Intersection of business and philanthropy
During the panel discussion “Money vs. Talent: Achieving Scale in Social Impact,” moderator Jason Saul, lecturer of social enterprise at Kellogg, noted that large companies have realized that consumers are demanding more social responsibility. “Companies are trying to bottle, package and sell social impact,” he said.

The panelists, including Liam Krehbiel ’07, founder and CEO of venture philanthropy fund A Better Chicago, researches the best education nonprofits in the area in order to make a bigger impact. “They trust us to find the best organizations and make an impact with pooled resources,” he said.
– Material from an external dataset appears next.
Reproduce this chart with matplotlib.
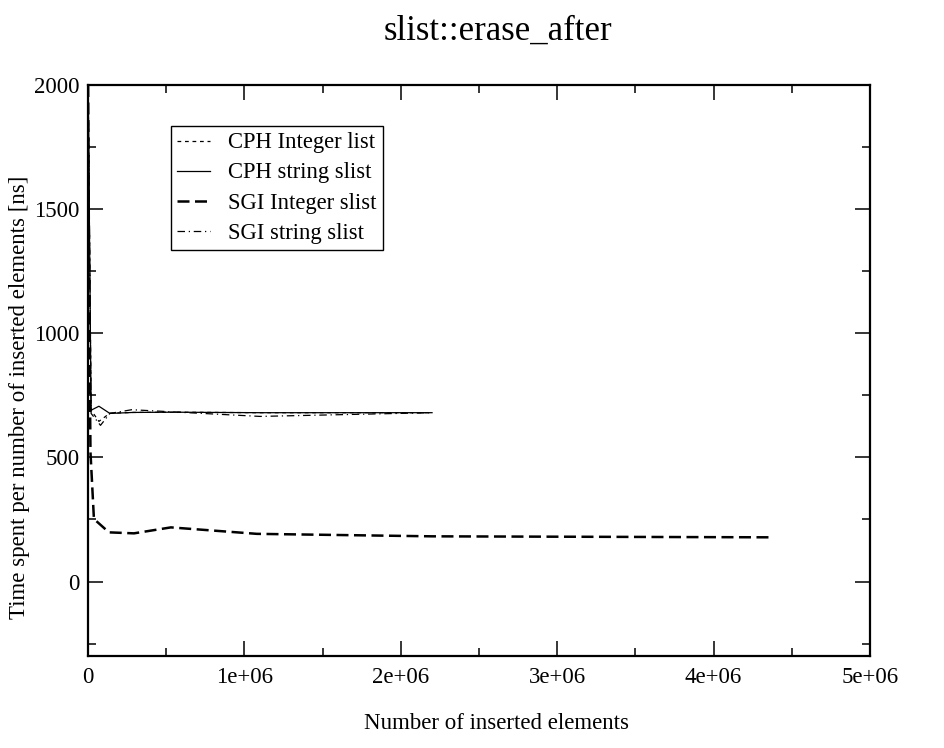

Pooling resources and guiding corporations toward social responsibility will make a greater impact than individual donations ever will, he said. “We’re never going to solve a social problem relying on the leftovers of the economy,” Saul said. "

'Exponential impact'
Darell Hammond, CEO and founder of Washington, D.C.-based KaBOOM!, has harnessed corporate donations and employee volunteerism to build more than 2,000 playgrounds across America since 1996.

The hands-on building of a playground has a “feel good” effect, he said. “By building a playground, we can build social capital, and once you build social capital, people can go on to do some amazing things,” he said. “It has an exponential impact.”

More than 300 corporations have donated money and employee time, some of which has come about as employees and business leaders switch jobs and involve their new organizations in KaBOOM!

“Everything you touch, make better,” he said. “You don’t have to start a company to do that.”